They would have selected the best possible language pair for this demo, so we
should expect it to have done very poorly if they picked, say,
English<->Mandarin.

What stands out is that they didn't pick Spanish as the other language.

It's pretty universally agreed that Spanish[1] is the easiest language for
English speakers to learn, and Portuguese is in the same ballpark[2], but
German is significantly harder[3]. (And Russian, Chinese, and Arabic would be
way to the right on an exponential graph.)

I'm guessing that machine translation of English<->German, for some reason,
must be easier than English<->Spanish.

[1] There's a fairly authoritative study on this which I can't find it
immediately.

[2] Just from personal experience I find that English<->Portuguese with Google
Translate is astonishingly good (in either direction):
[http://brazilsense.com/index.php?title=Getting_by_with_just_...](http://brazilsense.com/index.php?title=Getting_by_with_just_English_and_without_Portuguese#Google_Translate_for_2-way_conversation)

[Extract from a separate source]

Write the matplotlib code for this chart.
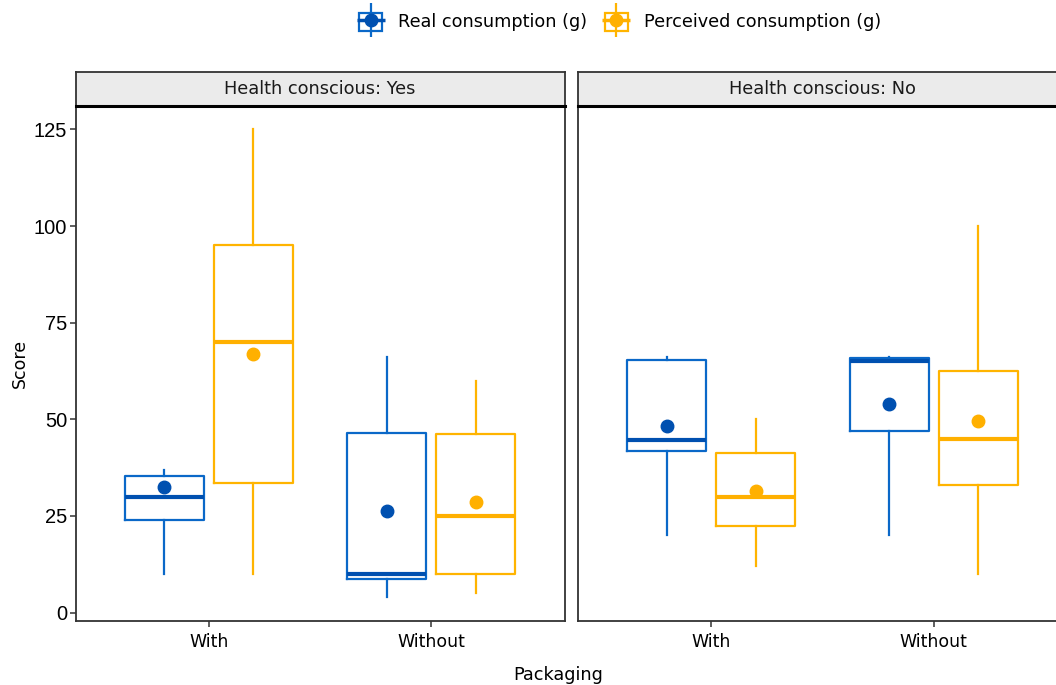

[3] The difficulty of German vs Spanish is confirmed by an NSA (!) document
that says that "Next to Vietnamese, German may be the most difficult for
English-speaking students to learn for German has a difficult syntactical
feature, the discontinuity of the predicate, which the others lack. Among
French, Italian, and Spanish, there also seems to be only a slight difference
in difficulty. It appears that these three are the easiest languages for
English-speaking students to learn":
[http://www.nsa.gov/public_info/_files/cryptologic_spectrum/f...](http://www.nsa.gov/public_info/_files/cryptologic_spectrum/foreign_language.pdf)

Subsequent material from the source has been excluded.